Tony Aves, coffee marketing manager at Nestlé UK, gives his opinion on the sector

“Instant coffee enjoys one of the highest solus purchase levels in the grocery market; about two-thirds of households use only one brand at any one time, and brand loyalty is also very high. Variants like Blend 37 or decaffeinated do appear in conjunction with other brands, as they tend to be drunk by one individual as a personal taste.

“Green” coffee bean prices have almost trebled in the past 15 months, and consumer prices have risen by 40 per cent. This increase would explain the finding about the importance of comparative cheapness, and also explains whwdaey the own label share has crept up.

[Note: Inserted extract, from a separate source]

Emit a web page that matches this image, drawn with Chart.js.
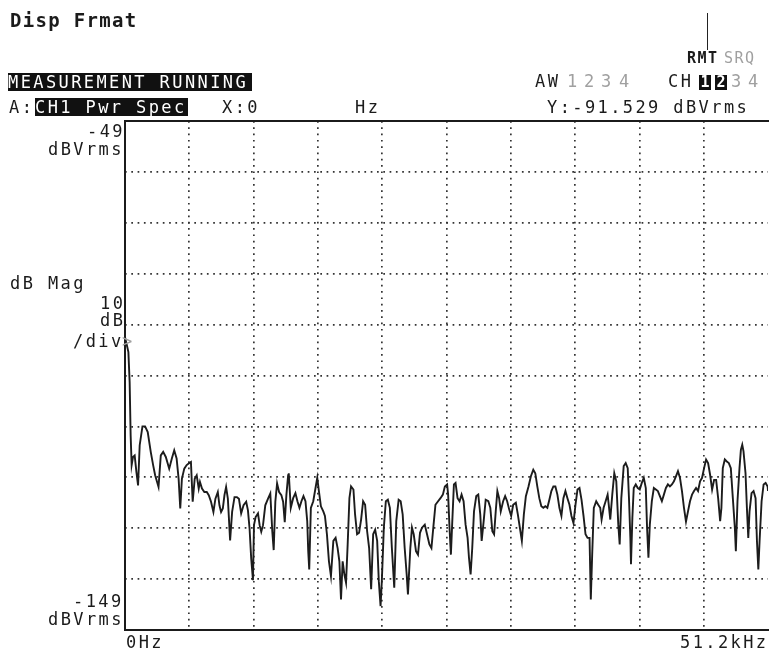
<!DOCTYPE html>
<html>
<head>
<meta charset="utf-8">
<title>Disp Frmat - CH1 Pwr Spec</title>
<script src="https://cdn.jsdelivr.net/npm/chart.js@4.4.0/dist/chart.umd.min.js"></script>
<style>
    html, body { margin: 0; padding: 0; background: #fff; overflow: hidden; }
    #screen { position: absolute; left: 0; top: 0; width: 769px; height: 649px; }
    #plot { position: absolute; left: 0; top: 0; width: 769px; height: 649px; }
    .t {
        position: absolute;
        font-family: 'DejaVu Sans Mono', monospace;
        font-size: 17px;
        line-height: 17px;
        letter-spacing: 2.4px;
        color: #1b1b1b;
        white-space: pre;
    }
    .title { font-size: 19px; line-height: 19px; letter-spacing: 1.3px; font-weight: bold; }
    .flag { font-size: 15px; line-height: 15px; letter-spacing: 1.5px; font-weight: bold; }
    .dim { color: #a0a0a0; font-weight: normal; }
    .inv { background: #111; color: #fff; height: 18px; line-height: 18px; }
    .key { background: #111; color: #fff; font-weight: bold; text-align: center; letter-spacing: 0; font-size: 15px; }
    .marker { position: absolute; left: 707px; top: 13px; width: 1px; height: 37px; background: #222; }
</style>
</head>
<body>
<div id="screen">
    <canvas id="plot" width="769" height="649"></canvas>
    <div class="marker"></div>
</div>
<script>
// trace, 0 Hz .. 51.2 kHz
const freqKHz = [
    0, 0.19, 0.27, 0.37, 0.45, 0.53, 0.64, 0.77, 0.91, 1.04, 1.17, 1.39, 1.60, 1.81, 2.05, 2.24, 2.40, 2.67, 2.85, 3.04,
    3.25, 3.52, 3.73, 3.92, 4.11, 4.27, 4.40, 4.53, 4.72, 4.91, 5.07, 5.25, 5.39, 5.55, 5.71, 5.87, 5.97, 6.13, 6.32, 6.51,
    6.67, 6.85, 7.04, 7.20, 7.39, 7.52, 7.65, 7.79, 7.92, 8.05, 8.19, 8.37, 8.53, 8.72, 8.91, 9.07, 9.25, 9.44, 9.65, 9.79,
    9.92, 10.05, 10.19, 10.27, 10.40, 10.59, 10.72, 10.85, 10.99, 11.17, 11.39, 11.57, 11.73, 11.84, 11.97, 12.11, 12.27, 12.45, 12.59, 12.72,
    12.85, 12.99, 13.04, 13.20, 13.39, 13.57, 13.73, 13.89, 14.05, 14.21, 14.37, 14.51, 14.59, 14.67, 14.80, 14.99, 15.17, 15.31, 15.44, 15.60,
    15.79, 15.92, 16.08, 16.24, 16.40, 16.59, 16.77, 16.93, 17.07, 17.20, 17.33, 17.47, 17.60, 17.73, 17.87, 18.00, 18.19, 18.32, 18.48, 18.64,
    18.80, 18.96, 19.12, 19.28, 19.44, 19.60, 19.76, 19.92, 20.08, 20.21, 20.35, 20.45, 20.61, 20.77, 20.93, 21.09, 21.25, 21.44, 21.60, 21.79,
    21.95, 22.11, 22.27, 22.43, 22.53, 22.72, 22.85, 22.99, 23.17, 23.33, 23.49, 23.65, 23.87, 24.05, 24.24, 24.40, 24.56, 24.72, 24.93, 25.12,
    25.31, 25.47, 25.65, 25.73, 25.84, 25.95, 26.05, 26.19, 26.32, 26.48, 26.64, 26.80, 26.96, 27.12, 27.28, 27.39, 27.52, 27.65, 27.79, 27.97,
    28.13, 28.29, 28.40, 28.56, 28.72, 28.93, 29.09, 29.25, 29.39, 29.52, 29.65, 29.79, 29.92, 30.11, 30.27, 30.43, 30.59, 30.75, 30.91, 31.12,
    31.28, 31.44, 31.60, 31.76, 31.92, 32.13, 32.32, 32.51, 32.67, 32.83, 32.99, 33.15, 33.31, 33.47, 33.63, 33.79, 33.95, 34.11, 34.27, 34.43,
    34.59, 34.75, 34.91, 35.07, 35.23, 35.39, 35.55, 35.71, 35.87, 36.03, 36.19, 36.35, 36.51, 36.67, 36.83, 36.99, 37.09, 37.20, 37.33, 37.52,
    37.68, 37.84, 37.95, 38.11, 38.27, 38.43, 38.52, 38.64, 38.80, 38.96, 39.12, 39.28, 39.39, 39.52, 39.71, 39.87, 40.03, 40.13, 40.24, 40.29,
    40.40, 40.51, 40.67, 40.83, 40.99, 41.15, 41.31, 41.47, 41.57, 41.68, 41.79, 41.95, 42.11, 42.27, 42.43, 42.59, 42.75, 42.91, 43.07, 43.23,
    43.39, 43.55, 43.71, 43.87, 44.03, 44.19, 44.35, 44.51, 44.67, 44.83, 44.99, 45.15, 45.31, 45.47, 45.63, 45.79, 45.95, 46.11, 46.27, 46.43,
    46.59, 46.75, 46.91, 47.07, 47.23, 47.39, 47.49, 47.60, 47.76, 47.92, 48.08, 48.24, 48.40, 48.56, 48.64, 48.77, 48.93, 49.04, 49.15, 49.25,
    49.41, 49.52, 49.63, 49.73, 49.89, 50.05, 50.21, 50.32, 50.43, 50.53, 50.69, 50.85, 51.01, 51.17, 51.20
];

const magDbVrms = [
    -91.5, -93.5, -94.4, -100.3, -110.8, -116.6, -115.0, -114.7, -118.0, -120.6, -112.7, -109.0, -109.0, -110.1, -114.0, -116.6, -118.6, -120.9, -114.7, -114.0,
    -115.0, -117.3, -115.3, -113.7, -115.3, -119.3, -125.1, -119.3, -117.3, -116.6, -116.3, -116.0, -123.8, -119.3, -118.6, -121.2, -119.9, -121.2, -121.9, -121.9,
    -122.5, -123.8, -125.8, -123.2, -121.9, -124.5, -125.8, -125.1, -122.5, -120.9, -123.2, -131.4, -125.8, -122.9, -122.9, -123.2, -126.1, -124.5, -123.8, -125.5,
    -129.1, -135.0, -139.2, -128.4, -126.8, -126.1, -128.4, -129.7, -128.4, -124.5, -123.2, -122.2, -129.7, -133.3, -123.8, -120.2, -121.9, -122.5, -123.8, -127.8,
    -122.5, -118.6, -118.2, -125.0, -123.1, -122.1, -123.7, -125.0, -123.7, -122.7, -123.7, -127.6, -133.5, -137.1, -125.0, -123.7, -121.1, -119.1, -121.7, -124.7,
    -125.7, -126.6, -130.2, -135.5, -138.4, -131.5, -130.9, -132.9, -135.5, -143.0, -135.5, -138.1, -139.7, -132.2, -123.1, -120.8, -121.4, -126.3, -130.2, -129.9,
    -127.3, -123.7, -124.4, -129.6, -132.9, -141.0, -130.2, -129.3, -131.5, -139.4, -144.3, -139.4, -128.9, -123.7, -123.4, -125.0, -132.9, -140.7, -127.6, -123.4,
    -123.7, -126.3, -132.9, -138.1, -142.0, -132.9, -128.9, -130.2, -133.5, -134.2, -129.9, -128.9, -128.3, -130.2, -132.2, -132.9, -128.6, -124.4, -123.7, -123.1,
    -122.4, -120.8, -120.4, -122.4, -128.9, -134.2, -128.3, -120.4, -120.1, -123.1, -123.7, -122.4, -123.7, -128.3, -130.9, -134.8, -138.1, -132.9, -125.7, -122.7,
    -122.4, -126.3, -131.5, -127.6, -123.4, -123.7, -125.0, -129.6, -130.2, -125.7, -121.7, -123.1, -125.7, -123.7, -122.7, -123.7, -125.3, -126.6, -124.4, -124.0,
    -126.3, -128.9, -131.5, -126.3, -122.7, -120.8, -118.8, -117.5, -118.2, -120.8, -123.1, -124.7, -125.0, -124.7, -125.0, -123.4, -121.7, -120.8, -120.8, -122.4,
    -125.0, -126.6, -123.1, -121.7, -123.1, -124.4, -126.6, -128.0, -124.4, -121.4, -121.1, -123.4, -126.6, -130.2, -130.9, -130.9, -143.0, -134.2, -125.0, -123.7,
    -124.4, -125.0, -127.3, -125.0, -123.7, -122.4, -124.4, -127.3, -122.4, -118.2, -119.8, -128.3, -132.2, -123.1, -116.8, -116.2, -117.2, -123.1, -130.9, -136.1,
    -127.0, -121.1, -120.4, -121.1, -121.4, -120.1, -119.1, -121.1, -128.9, -134.8, -128.3, -123.7, -121.1, -121.4, -121.7, -122.7, -123.7, -122.4, -121.1, -120.4,
    -120.8, -120.4, -119.8, -118.8, -117.8, -119.1, -121.7, -125.0, -127.7, -125.7, -123.7, -122.4, -121.7, -121.1, -121.7, -119.8, -119.1, -117.2, -115.5, -116.2,
    -118.5, -121.4, -119.5, -119.5, -123.1, -127.6, -125.0, -117.2, -115.5, -115.9, -116.2, -117.2, -123.1, -128.9, -133.5, -123.7, -117.2, -113.6, -112.6, -113.9,
    -118.2, -125.0, -130.9, -125.7, -122.1, -121.7, -123.1, -131.5, -137.1, -131.5, -123.7, -120.4, -120.1, -120.8, -121.7
];

// axis range: 10 dB/div from -49 to -149 dBVrms, 0 to 51.2 kHz span
const yTop = -49;
const yBottom = -149;
const spanKHz = 51.2;
const divisions = 10;

// screen annotations: [text, left, baseline, classes]
const screenText = [
    ['Disp Frmat', 10, 27, 'title'],
    ['RMT', 687, 64, 'flag'],
    ['SRQ', 724, 64, 'flag dim'],
    ['AW', 535, 87, ''],
    ['1', 567, 87, 'dim'],
    ['2', 584, 87, 'dim'],
    ['3', 601, 87, 'dim'],
    ['4', 619, 87, 'dim'],
    ['CH', 668, 87, ''],
    ['3', 731, 87, 'dim'],
    ['4', 748, 87, 'dim'],
    ['A:', 9, 113, ''],
    ['X:0', 222, 113, ''],
    ['Hz', 355, 113, ''],
    ['Y:-91.529 dBVrms', 547, 113, ''],
    ['-49', 87, 137, ''],
    ['dBVrms', 48, 155, ''],
    ['dB Mag', 10, 289, ''],
    ['10', 100, 309, ''],
    ['dB', 100, 326, ''],
    ['/div', 73, 347, ''],
    ['>', 122, 347, 'dim'],
    ['-149', 73, 607, ''],
    ['dBVrms', 48, 625, ''],
    ['0Hz', 126, 648, ''],
    ['51.2kHz', 680, 648, '']
];

const screen = document.getElementById('screen');

const addText = (text, left, baseline, cls) => {
    const el = document.createElement('div');
    el.className = ('t ' + cls).trim();
    el.textContent = text;
    screen.appendChild(el);
    const size = parseFloat(getComputedStyle(el).fontSize);
    el.style.left = left + 'px';
    el.style.top = (baseline - 0.846 * size) + 'px';
    return el;
};

screenText.forEach(([text, left, baseline, cls]) => addText(text, left, baseline, cls));

// inverse video blocks
const addInverse = (text, left, top, width, height, cls) => {
    const el = document.createElement('div');
    el.className = 't ' + cls;
    el.textContent = text;
    el.style.left = left + 'px';
    el.style.top = top + 'px';
    el.style.width = width + 'px';
    el.style.height = height + 'px';
    el.style.lineHeight = height + 'px';
    screen.appendChild(el);
};

addInverse('MEASUREMENT RUNNING', 8, 73, 244, 18, 'inv');
addInverse('CH1 Pwr Spec', 35, 98, 153, 18, 'inv');
addInverse('1', 699, 75, 12, 15, 'key');
addInverse('2', 715, 75, 12, 15, 'key');

// solid frame on top, left and bottom like the analyzer graticule
const framePlugin = {
    id: 'frame',
    afterDatasetsDraw(chart) {
        const { ctx, chartArea: a } = chart;
        ctx.save();
        ctx.strokeStyle = '#1b1b1b';
        ctx.lineWidth = 2;
        ctx.beginPath();
        ctx.moveTo(a.right + 2, a.top);
        ctx.lineTo(a.left, a.top);
        ctx.lineTo(a.left, a.bottom);
        ctx.lineTo(a.right + 2, a.bottom);
        ctx.stroke();
        ctx.restore();
    }
};

const gridColor = (c) => (c.index === 0 || c.index === divisions) ? 'rgba(0,0,0,0)' : '#333';

new Chart(document.getElementById('plot'), {
    type: 'line',
    data: {
        datasets: [{
            data: freqKHz.map((f, i) => ({ x: f, y: magDbVrms[i] })),
            borderColor: '#1c1c1c',
            borderWidth: 1.9,
            pointRadius: 0,
            tension: 0,
            fill: false
        }]
    },
    options: {
        responsive: false,
        animation: false,
        events: [],
        layout: { padding: { left: 125, top: 121, right: 1, bottom: 19 } },
        plugins: { legend: { display: false }, tooltip: { enabled: false } },
        scales: {
            x: {
                type: 'linear',
                min: 0,
                max: spanKHz,
                ticks: { display: false, count: divisions + 1 },
                grid: { color: gridColor, lineWidth: 1.7, drawTicks: false },
                border: { display: false, dash: [1.7, 4.6] },
                afterFit: (s) => { s.height = 0; }
            },
            y: {
                min: yBottom,
                max: yTop,
                ticks: { display: false, stepSize: 10 },
                grid: { color: gridColor, lineWidth: 1.7, drawTicks: false },
                border: { display: false, dash: [1.7, 4.6] },
                afterFit: (s) => { s.width = 0; }
            }
        }
    },
    plugins: [framePlugin]
});
</script>
</body>
</html>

People are also influenced by price when they are choosing their brand in store; on-shelf offers are often based on price competitiveness, as manufacturers and supermarkets promote through multi-buys and price-cutting.

Consistency is the key word in coffee marketing: consistency of communication and consistency of product quality. The strength of Nescafé is based on high brand loyalty, which in turn is founded on reliable product quality.

This experience of product quality is reinforced by advertising. Both Nescafé and Gold Blend have very long-running advertising campaigns in which the executions have changed but the strategies remain constant. The Gold Blend “soap opera” started in the mid Eighties and is now into its second series, but the strategy of “sophisticated coffee for sophisticated people” on which it is founded is as relevant as ever.